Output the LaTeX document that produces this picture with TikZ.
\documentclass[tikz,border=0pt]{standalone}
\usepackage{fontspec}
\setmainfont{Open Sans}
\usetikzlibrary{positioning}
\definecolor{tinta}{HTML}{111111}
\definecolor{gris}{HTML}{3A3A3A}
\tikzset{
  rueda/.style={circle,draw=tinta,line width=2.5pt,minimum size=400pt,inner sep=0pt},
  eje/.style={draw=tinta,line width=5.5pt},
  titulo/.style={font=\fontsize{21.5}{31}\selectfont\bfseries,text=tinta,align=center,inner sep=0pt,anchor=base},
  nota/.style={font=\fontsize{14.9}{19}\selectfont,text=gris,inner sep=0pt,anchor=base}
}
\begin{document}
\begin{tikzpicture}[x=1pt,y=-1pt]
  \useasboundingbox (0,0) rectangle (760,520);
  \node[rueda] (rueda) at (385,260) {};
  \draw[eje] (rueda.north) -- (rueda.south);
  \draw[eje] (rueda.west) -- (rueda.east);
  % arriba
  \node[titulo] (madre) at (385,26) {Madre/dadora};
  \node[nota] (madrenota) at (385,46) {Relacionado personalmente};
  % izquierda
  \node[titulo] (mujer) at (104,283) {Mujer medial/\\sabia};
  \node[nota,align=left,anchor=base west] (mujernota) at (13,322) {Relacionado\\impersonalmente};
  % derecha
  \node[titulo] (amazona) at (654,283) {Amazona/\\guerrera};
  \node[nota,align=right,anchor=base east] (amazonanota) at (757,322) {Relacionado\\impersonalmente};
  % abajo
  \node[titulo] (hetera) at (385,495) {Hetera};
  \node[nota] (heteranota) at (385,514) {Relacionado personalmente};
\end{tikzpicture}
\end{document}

_____

Please quote the data above in full, with no line missing.

▶ [The output]
Output the LaTeX document that produces this picture with TikZ.
\documentclass[tikz,border=0pt]{standalone}
\usepackage{fontspec}
\setmainfont{Open Sans}
\usetikzlibrary{positioning}
\definecolor{tinta}{HTML}{111111}
\definecolor{gris}{HTML}{3A3A3A}
\tikzset{
  rueda/.style={circle,draw=tinta,line width=2.5pt,minimum size=400pt,inner sep=0pt},
  eje/.style={draw=tinta,line width=5.5pt},
  titulo/.style={font=\fontsize{21.5}{31}\selectfont\bfseries,text=tinta,align=center,inner sep=0pt,anchor=base},
  nota/.style={font=\fontsize{14.9}{19}\selectfont,text=gris,inner sep=0pt,anchor=base}
}
\begin{document}
\begin{tikzpicture}[x=1pt,y=-1pt]
  \useasboundingbox (0,0) rectangle (760,520);
  \node[rueda] (rueda) at (385,260) {};
  \draw[eje] (rueda.north) -- (rueda.south);
  \draw[eje] (rueda.west) -- (rueda.east);
  % arriba
  \node[titulo] (madre) at (385,26) {Madre/dadora};
  \node[nota] (madrenota) at (385,46) {Relacionado personalmente};
  % izquierda
  \node[titulo] (mujer) at (104,283) {Mujer medial/\\sabia};
  \node[nota,align=left,anchor=base west] (mujernota) at (13,322) {Relacionado\\impersonalmente};
  % derecha
  \node[titulo] (amazona) at (654,283) {Amazona/\\guerrera};
  \node[nota,align=right,anchor=base east] (amazonanota) at (757,322) {Relacionado\\impersonalmente};
  % abajo
  \node[titulo] (hetera) at (385,495) {Hetera};
  \node[nota] (heteranota) at (385,514) {Relacionado personalmente};
\end{tikzpicture}
\end{document}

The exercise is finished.